Short problem |
Track down each line that has the word "image" and copy it.

Data provided |
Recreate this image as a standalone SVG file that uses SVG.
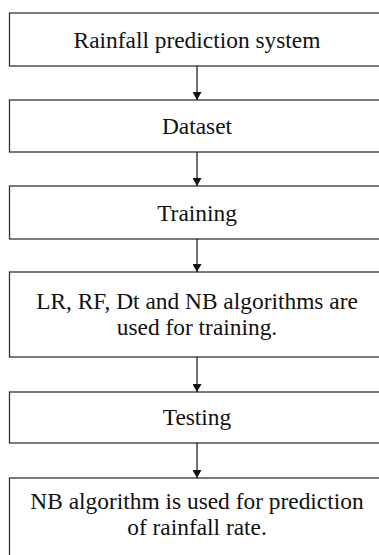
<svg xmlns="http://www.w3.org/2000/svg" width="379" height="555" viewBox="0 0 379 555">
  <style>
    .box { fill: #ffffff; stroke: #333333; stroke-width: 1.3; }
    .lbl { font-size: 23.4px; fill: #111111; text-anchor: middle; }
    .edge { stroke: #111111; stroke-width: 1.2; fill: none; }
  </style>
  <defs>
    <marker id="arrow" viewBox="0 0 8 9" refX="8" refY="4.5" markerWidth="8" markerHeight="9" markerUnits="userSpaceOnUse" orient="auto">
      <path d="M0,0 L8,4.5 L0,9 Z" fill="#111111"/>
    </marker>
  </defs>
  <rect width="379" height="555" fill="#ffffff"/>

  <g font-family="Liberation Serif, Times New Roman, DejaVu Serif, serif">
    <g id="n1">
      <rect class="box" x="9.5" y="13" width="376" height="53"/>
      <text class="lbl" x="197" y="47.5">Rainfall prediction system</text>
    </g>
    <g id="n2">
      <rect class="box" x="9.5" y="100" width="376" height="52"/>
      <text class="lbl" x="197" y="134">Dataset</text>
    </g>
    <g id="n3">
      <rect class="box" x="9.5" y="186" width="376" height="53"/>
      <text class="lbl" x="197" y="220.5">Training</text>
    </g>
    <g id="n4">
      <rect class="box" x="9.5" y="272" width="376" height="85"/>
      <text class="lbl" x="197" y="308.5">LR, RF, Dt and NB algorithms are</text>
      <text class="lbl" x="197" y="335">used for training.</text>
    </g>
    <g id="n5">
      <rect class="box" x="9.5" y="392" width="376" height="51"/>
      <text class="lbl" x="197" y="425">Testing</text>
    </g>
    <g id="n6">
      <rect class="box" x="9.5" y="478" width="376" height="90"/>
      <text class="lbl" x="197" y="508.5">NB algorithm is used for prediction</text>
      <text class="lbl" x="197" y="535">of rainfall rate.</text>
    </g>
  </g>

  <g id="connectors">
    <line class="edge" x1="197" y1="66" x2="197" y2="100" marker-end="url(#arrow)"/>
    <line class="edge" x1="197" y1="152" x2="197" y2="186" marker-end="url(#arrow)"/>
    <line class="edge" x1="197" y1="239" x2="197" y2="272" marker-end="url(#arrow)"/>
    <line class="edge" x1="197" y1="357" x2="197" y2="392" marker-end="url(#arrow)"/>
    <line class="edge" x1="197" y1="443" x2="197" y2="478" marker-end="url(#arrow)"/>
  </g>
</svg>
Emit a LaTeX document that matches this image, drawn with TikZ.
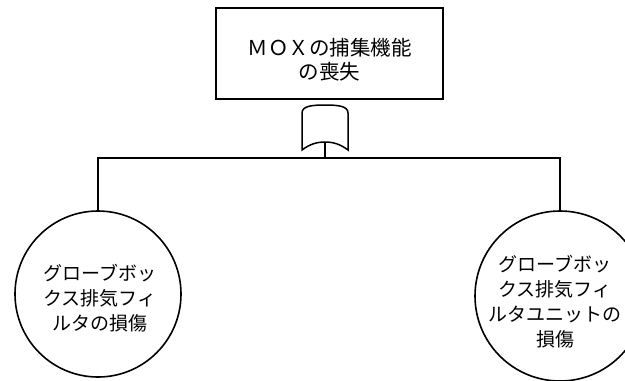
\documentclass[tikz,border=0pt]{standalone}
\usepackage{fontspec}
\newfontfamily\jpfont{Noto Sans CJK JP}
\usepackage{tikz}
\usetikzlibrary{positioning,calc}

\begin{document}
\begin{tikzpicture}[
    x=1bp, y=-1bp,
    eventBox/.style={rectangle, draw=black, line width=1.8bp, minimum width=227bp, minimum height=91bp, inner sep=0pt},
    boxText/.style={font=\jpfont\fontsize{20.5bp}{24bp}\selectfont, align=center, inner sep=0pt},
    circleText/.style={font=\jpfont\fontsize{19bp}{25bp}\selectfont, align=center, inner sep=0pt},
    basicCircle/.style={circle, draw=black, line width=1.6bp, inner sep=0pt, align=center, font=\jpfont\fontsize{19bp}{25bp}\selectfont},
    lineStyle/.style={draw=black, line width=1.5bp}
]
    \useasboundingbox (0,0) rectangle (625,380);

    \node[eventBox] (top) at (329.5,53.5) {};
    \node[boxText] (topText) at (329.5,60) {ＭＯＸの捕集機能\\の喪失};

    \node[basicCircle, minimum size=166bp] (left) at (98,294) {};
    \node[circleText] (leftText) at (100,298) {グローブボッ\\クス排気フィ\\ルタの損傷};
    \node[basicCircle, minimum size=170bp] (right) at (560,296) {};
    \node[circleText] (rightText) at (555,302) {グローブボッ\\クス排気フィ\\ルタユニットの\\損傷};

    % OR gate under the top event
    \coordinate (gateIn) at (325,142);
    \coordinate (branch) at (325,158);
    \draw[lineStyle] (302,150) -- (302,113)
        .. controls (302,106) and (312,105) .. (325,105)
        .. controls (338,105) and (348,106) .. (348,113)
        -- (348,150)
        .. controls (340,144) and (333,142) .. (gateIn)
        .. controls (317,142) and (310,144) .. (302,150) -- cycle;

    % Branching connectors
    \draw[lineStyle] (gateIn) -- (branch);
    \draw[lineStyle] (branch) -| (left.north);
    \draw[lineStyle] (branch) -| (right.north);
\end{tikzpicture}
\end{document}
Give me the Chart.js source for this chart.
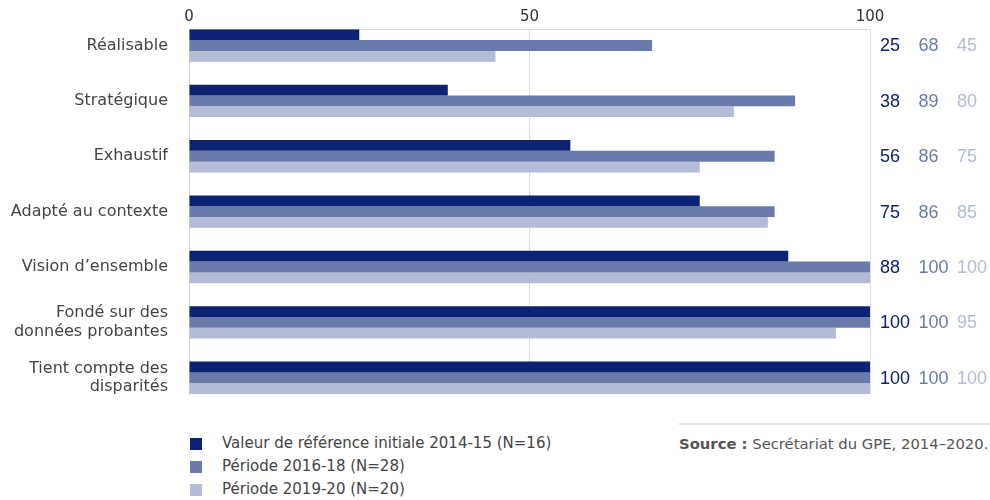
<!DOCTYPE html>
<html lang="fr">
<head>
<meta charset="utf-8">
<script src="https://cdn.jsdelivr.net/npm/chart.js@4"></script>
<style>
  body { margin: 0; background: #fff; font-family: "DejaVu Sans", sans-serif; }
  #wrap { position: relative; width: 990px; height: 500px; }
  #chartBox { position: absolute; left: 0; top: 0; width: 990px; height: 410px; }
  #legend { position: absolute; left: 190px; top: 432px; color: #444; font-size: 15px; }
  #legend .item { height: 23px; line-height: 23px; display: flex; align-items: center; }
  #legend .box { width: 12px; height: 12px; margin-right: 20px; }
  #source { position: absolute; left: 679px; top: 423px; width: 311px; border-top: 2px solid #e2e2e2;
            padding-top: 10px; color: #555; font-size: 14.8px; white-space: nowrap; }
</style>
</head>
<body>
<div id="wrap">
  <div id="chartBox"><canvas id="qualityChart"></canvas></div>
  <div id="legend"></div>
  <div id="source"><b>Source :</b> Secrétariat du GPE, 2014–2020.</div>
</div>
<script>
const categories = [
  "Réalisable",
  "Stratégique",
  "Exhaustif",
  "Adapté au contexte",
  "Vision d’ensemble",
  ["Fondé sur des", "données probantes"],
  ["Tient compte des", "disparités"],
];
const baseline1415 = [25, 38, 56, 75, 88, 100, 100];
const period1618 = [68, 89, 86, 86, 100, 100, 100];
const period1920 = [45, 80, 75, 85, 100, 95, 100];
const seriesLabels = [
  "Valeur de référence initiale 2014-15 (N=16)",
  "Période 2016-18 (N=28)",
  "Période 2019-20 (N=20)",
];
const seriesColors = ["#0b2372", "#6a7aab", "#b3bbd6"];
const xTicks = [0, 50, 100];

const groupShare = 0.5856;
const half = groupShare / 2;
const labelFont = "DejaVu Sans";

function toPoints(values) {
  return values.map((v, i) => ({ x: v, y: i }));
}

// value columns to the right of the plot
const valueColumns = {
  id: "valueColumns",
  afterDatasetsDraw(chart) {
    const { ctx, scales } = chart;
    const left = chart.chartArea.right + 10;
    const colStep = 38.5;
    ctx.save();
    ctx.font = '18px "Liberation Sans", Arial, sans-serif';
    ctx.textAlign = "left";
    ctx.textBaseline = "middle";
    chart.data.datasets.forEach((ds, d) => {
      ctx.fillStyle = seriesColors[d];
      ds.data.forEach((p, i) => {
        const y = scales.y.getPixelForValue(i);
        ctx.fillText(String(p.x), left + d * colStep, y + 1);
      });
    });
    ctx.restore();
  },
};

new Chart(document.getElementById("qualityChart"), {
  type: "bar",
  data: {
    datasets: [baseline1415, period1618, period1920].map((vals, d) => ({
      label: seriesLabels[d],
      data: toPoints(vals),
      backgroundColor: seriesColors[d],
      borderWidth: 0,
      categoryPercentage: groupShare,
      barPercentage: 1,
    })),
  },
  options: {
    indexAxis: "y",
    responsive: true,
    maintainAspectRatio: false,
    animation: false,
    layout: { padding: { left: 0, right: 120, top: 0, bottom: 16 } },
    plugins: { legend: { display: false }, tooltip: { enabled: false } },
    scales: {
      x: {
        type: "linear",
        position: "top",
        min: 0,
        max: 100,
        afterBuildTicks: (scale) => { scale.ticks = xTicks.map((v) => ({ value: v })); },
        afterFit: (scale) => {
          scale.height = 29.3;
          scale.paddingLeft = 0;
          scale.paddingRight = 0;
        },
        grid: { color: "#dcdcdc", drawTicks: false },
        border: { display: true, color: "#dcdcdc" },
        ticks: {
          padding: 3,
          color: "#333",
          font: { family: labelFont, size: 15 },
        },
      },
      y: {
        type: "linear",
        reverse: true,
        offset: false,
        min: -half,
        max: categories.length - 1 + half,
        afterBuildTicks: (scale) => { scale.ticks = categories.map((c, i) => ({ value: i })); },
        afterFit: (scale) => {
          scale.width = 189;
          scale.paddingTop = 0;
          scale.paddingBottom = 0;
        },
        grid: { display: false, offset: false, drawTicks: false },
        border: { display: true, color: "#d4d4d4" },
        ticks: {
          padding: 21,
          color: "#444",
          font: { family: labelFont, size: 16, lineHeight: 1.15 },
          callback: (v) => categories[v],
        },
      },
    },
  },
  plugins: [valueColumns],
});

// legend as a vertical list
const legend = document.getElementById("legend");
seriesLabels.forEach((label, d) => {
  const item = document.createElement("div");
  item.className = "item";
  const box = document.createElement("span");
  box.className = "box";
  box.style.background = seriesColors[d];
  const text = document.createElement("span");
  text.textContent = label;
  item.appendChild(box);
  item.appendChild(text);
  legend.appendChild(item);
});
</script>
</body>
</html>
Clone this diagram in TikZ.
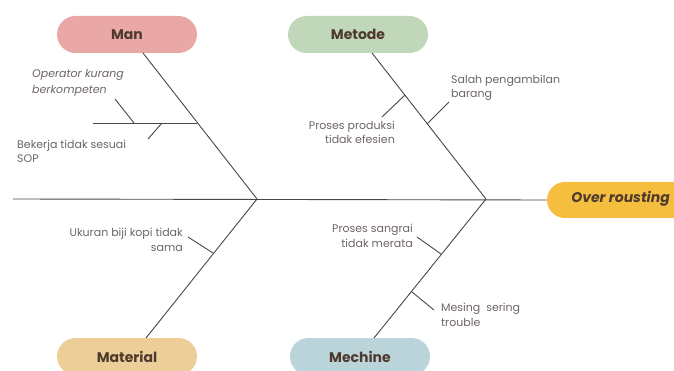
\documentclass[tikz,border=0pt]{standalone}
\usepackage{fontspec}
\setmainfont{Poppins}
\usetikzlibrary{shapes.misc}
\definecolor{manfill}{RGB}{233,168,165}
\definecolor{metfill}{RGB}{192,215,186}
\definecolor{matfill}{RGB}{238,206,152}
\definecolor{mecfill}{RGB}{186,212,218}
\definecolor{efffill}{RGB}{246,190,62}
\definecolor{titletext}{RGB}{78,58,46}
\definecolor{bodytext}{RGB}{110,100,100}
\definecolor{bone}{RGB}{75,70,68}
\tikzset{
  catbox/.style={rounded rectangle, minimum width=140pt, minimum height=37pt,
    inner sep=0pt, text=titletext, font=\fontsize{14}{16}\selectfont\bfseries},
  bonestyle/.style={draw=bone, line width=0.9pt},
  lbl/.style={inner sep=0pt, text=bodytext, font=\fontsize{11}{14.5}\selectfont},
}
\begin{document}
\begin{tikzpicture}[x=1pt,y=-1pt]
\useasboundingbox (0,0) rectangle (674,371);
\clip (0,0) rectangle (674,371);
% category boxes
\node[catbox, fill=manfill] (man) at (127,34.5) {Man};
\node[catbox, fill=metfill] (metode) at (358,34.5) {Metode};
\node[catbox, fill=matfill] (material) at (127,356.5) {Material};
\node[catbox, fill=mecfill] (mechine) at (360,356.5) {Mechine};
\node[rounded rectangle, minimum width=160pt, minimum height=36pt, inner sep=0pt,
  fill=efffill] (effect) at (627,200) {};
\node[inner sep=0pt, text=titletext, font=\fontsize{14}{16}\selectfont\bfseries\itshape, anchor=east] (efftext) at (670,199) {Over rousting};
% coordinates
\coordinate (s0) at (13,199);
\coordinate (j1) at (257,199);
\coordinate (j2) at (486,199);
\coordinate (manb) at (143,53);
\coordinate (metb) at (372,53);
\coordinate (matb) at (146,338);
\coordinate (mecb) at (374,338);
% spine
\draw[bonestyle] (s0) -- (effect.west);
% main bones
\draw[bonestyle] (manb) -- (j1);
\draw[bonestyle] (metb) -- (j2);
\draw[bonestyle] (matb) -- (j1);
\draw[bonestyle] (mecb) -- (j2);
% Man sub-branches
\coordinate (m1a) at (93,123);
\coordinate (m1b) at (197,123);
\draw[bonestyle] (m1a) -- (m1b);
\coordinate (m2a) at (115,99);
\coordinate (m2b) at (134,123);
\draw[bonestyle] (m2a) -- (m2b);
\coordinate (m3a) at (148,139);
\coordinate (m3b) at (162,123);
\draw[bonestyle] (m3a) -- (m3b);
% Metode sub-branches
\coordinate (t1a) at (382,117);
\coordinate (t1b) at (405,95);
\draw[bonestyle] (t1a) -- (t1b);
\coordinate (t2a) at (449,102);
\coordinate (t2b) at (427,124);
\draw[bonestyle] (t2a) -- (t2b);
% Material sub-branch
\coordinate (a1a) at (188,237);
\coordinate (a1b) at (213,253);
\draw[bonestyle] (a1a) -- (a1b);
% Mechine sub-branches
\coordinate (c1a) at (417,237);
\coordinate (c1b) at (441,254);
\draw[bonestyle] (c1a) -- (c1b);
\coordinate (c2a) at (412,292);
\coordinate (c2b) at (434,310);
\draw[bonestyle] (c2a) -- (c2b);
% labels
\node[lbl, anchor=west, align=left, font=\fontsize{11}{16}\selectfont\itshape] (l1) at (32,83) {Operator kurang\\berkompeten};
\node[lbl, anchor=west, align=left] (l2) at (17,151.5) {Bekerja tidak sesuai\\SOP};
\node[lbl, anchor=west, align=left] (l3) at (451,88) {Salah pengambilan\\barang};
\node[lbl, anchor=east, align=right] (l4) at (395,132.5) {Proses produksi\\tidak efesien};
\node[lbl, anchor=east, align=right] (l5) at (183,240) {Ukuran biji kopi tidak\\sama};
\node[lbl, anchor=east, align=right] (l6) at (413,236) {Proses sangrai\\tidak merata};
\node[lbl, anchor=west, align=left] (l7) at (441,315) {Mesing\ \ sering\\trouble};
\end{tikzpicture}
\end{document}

Final result |
Recreate this image as a standalone SVG file that uses SVG.
Emit a LaTeX document that matches this image, drawn with TikZ.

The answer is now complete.